MySQL Bugs: #4158: MySQL Fulltext Index doesn't Work for asian languages

Bug #4158	MySQL Fulltext Index doesn't Work for asian languages
Submitted:	16 Jun 2004 1:37	Modified:	14 Jun 2013 0:10
Reporter:	Eks Wang	Email Updates:
Status:	Verified	Impact on me:	None
Category:	MySQL Server	Severity:	S4 (Feature request)
Version:	4.1.12	OS:	Windows (WINDOWS XP)
Assigned to:	Assigned Account	CPU Architecture:	Any

Description:
When creating fulltext index on a utf8 column, the index only pick up words that are separated by stop words (defined by built in stop word file). For example if I have a word 'ABC' in a sentence like 'XXXXABCXXX', MySQL doesn't regard this sentence as containing word 'ABC', unless the two 'X' at the boundary are stop words.

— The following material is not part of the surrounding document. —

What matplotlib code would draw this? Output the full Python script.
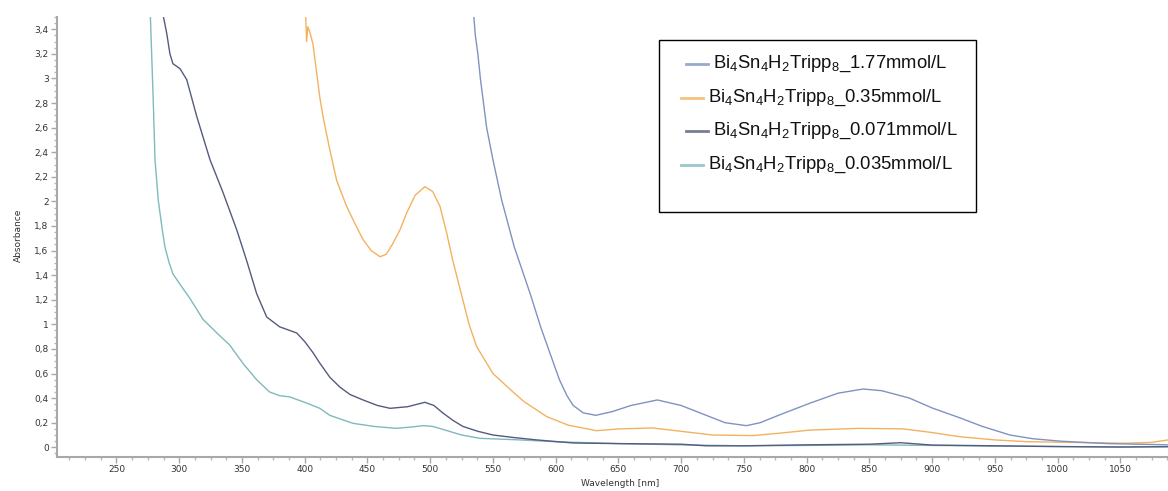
import matplotlib
matplotlib.use("Agg")
import matplotlib.pyplot as plt
from matplotlib.ticker import MultipleLocator, FuncFormatter
from matplotlib.patches import Rectangle
from matplotlib.lines import Line2D

plt.rcParams['mathtext.fontset'] = 'custom'
plt.rcParams['mathtext.rm'] = 'Liberation Sans'
plt.rcParams['mathtext.it'] = 'Liberation Sans:italic'
plt.rcParams['mathtext.bf'] = 'Liberation Sans:bold'
plt.rcParams['mathtext.default'] = 'regular'

# ---- data ----
wl_177 = [534, 536, 538, 540, 545, 550, 557, 567, 572, 580, 588, 596, 603, 609, 614, 622,
          632, 645, 660, 681, 700, 715, 735, 752, 763, 780, 803, 825, 845, 860, 882, 900,
          922, 940, 962, 980, 1002, 1040, 1088]
ab_177 = [3.6, 3.35, 3.2, 3.0, 2.6, 2.34, 2.01, 1.63, 1.48, 1.24, 0.98, 0.75, 0.55, 0.42, 0.34, 0.28,
          0.26, 0.29, 0.34, 0.385, 0.34, 0.28, 0.20, 0.176, 0.20, 0.27, 0.36, 0.44, 0.474, 0.46, 0.40, 0.32,
          0.24, 0.17, 0.10, 0.07, 0.05, 0.03, 0.02]

wl_035 = [400.5, 401.5, 402.5, 404, 406.6, 412, 414.6, 420, 425.5, 433.4, 440, 446.5, 453, 460,
          465, 470.4, 476, 481, 488, 495.8, 502, 507.8, 513, 518, 526, 531, 537, 550, 566, 575,
          592.8, 610, 632.6, 651, 677.5, 700, 725, 757, 778.7, 802.6, 842, 876.7, 900, 922, 950,
          975, 1020, 1055, 1075, 1088]
ab_035 = [3.6, 3.3, 3.42, 3.38, 3.28, 2.85, 2.69, 2.42, 2.17, 1.96, 1.82, 1.69, 1.60, 1.55,
          1.57, 1.66, 1.77, 1.90, 2.05, 2.12, 2.08, 1.96, 1.75, 1.52, 1.20, 1.0, 0.82, 0.60, 0.45, 0.37,
          0.25, 0.18, 0.135, 0.15, 0.157, 0.13, 0.10, 0.095, 0.115, 0.14, 0.154, 0.15, 0.12, 0.086, 0.06,
          0.046, 0.038, 0.033, 0.04, 0.06]

wl_0071 = [285.5, 290, 292.6, 295, 300.6, 306, 314, 324.5, 335, 345.8, 353.7, 361.7, 369.7, 380,
           393.6, 400, 406.6, 412, 420, 428, 436, 446.5, 458, 468, 482, 495.8, 503, 510, 518, 526,
           538, 550, 566, 584.8, 614, 650, 700, 720, 750, 800, 850, 875, 900, 950, 1000, 1050, 1088]
ab_0071 = [3.6, 3.37, 3.2, 3.12, 3.08, 2.99, 2.69, 2.34, 2.07, 1.77, 1.52, 1.25, 1.06, 0.98,
           0.93, 0.86, 0.77, 0.685, 0.57, 0.49, 0.43, 0.385, 0.34, 0.317, 0.33, 0.366, 0.34, 0.28, 0.22, 0.17,
           0.13, 0.10, 0.08, 0.06, 0.035, 0.03, 0.025, 0.012, 0.012, 0.02, 0.025, 0.037, 0.018, 0.012, 0.006, 0.002, 0.005]

wl_0035 = [276.7, 279.3, 280.7, 283.3, 286.5, 288.6, 292, 295, 301, 308.6, 319, 330, 340.4, 351,
           361.7, 372, 380, 388, 401.5, 412, 420, 438.5, 455, 473, 485, 494.5, 502, 510, 525, 539.6,
           571.5, 600, 650, 700, 750, 800, 850, 900, 950, 1000, 1050, 1088]
ab_0035 = [3.6, 2.82, 2.34, 2.01, 1.77, 1.63, 1.50, 1.41, 1.32, 1.21, 1.04, 0.93, 0.83, 0.68,
           0.55, 0.45, 0.42, 0.41, 0.36, 0.317, 0.26, 0.195, 0.17, 0.154, 0.165, 0.176, 0.17, 0.146, 0.10, 0.073,
           0.06, 0.045, 0.03, 0.02, 0.012, 0.015, 0.02, 0.015, 0.01, 0.006, 0.003, 0.005]

labels = [r'Bi$_4$Sn$_4$H$_2$Tripp$_8$_1.77mmol/L',
          r'Bi$_4$Sn$_4$H$_2$Tripp$_8$_0.35mmol/L',
          r'Bi$_4$Sn$_4$H$_2$Tripp$_8$_0.071mmol/L',
          r'Bi$_4$Sn$_4$H$_2$Tripp$_8$_0.035mmol/L']
colors = ['#7f93c2', '#f3b260', '#555b7c', '#80b9bd']

x_major = [250, 300, 350, 400, 450, 500, 550, 600, 650, 700, 750, 800, 850, 900, 950, 1000, 1050]
y_major = [0, 0.2, 0.4, 0.6, 0.8, 1, 1.2, 1.4, 1.6, 1.8, 2, 2.2, 2.4, 2.6, 2.8, 3, 3.2, 3.4]

# ---- figure ----
fig = plt.figure(figsize=(11.68, 4.91), dpi=100)
ax = fig.add_axes([57/1168, 1 - 457/491, 1 - 57/1168, 440/491])

series = [(wl_0035, ab_0035), (wl_0071, ab_0071), (wl_035, ab_035), (wl_177, ab_177)]
cols = [colors[3], colors[2], colors[1], colors[0]]
for (wl, ab), c in zip(series, cols):
    ax.plot(wl, ab, color=c, lw=1.0, solid_joinstyle='round')

ax.set_xlim(202.6, 1088)
ax.set_ylim(-0.079, 3.5)

for s in ['top', 'right']:
    ax.spines[s].set_visible(False)
for s in ['left', 'bottom']:
    ax.spines[s].set_color('#a8a8a8')
    ax.spines[s].set_linewidth(1.5)

ax.set_xticks(x_major)
ax.set_yticks(y_major)
ax.xaxis.set_minor_locator(MultipleLocator(12.5))
ax.yaxis.set_minor_locator(MultipleLocator(0.05))
ax.yaxis.set_major_formatter(FuncFormatter(lambda v, p: ('%g' % round(v, 2)).replace('.', ',')))
ax.tick_params(axis='both', which='major', length=4, width=1, color='#a8a8a8',
               labelsize=6.5, labelcolor='#333333', direction='out', pad=2)
ax.tick_params(axis='both', which='minor', length=2.5, width=1, color='#b8b8b8', direction='out')

fig.text(18/1168, 1 - 235/491, 'Absorbance', rotation=90, ha='center', va='center',
         fontsize=6.5, color='#333333')
fig.text(620/1168, 1 - 483/491, 'Wavelength [nm]', ha='center', va='center',
         fontsize=6.5, color='#333333')

# ---- legend box (drawn manually to match layout) ----
fig.patches.append(Rectangle((659/1168, 1 - 212/491), (976-659)/1168, (212-40)/491,
                             transform=fig.transFigure, fill=True, facecolor='white',
                             edgecolor='black', lw=1.0, zorder=5))
ys = [64, 98, 131, 165]
xt = [713, 708, 713, 708]
for lab, c, yy, xx in zip(labels, colors, ys, xt):
    fig.lines.append(Line2D([(xx-27)/1168, (xx-5)/1168], [1 - yy/491]*2,
                            transform=fig.transFigure, color=c, lw=2, alpha=0.8, zorder=6))
    fig.text(xx/1168, 1 - yy/491, lab, ha='left', va='center', fontsize=13.3,
             family='Liberation Sans', color='#111111', zorder=7)

fig.savefig('out.png', dpi=100)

Since for most asian languages it's impossible to retrieve words from a string by looking at word boundaries, or, stop words. The current approach of will indexing will certainly not produce a reasonable index.

How to repeat:
1. Create a table with a text column, this text column is a charset of 'utf8'. Insert a reasonable large rows of chinese text into this table, make sure that you have some rows containing string like ' ABC ', and some rows contains string 'word1ABCword2'. 

2. Create fulltext index on this table.

3. Search for matching word 'ABC'.

Suggested fix:
Algorithm depending on stop words to identify index-able words will certainly fail to work for Asain languages.

I just found that the stop words are not used either. I noticed some words are separated by stop words by but the text are not found by the search.

it's a known definiency - we don't have a correct algorithm of splitting Chinese (or Japanese) text into words. The workaround is to put non-word chartacters between words.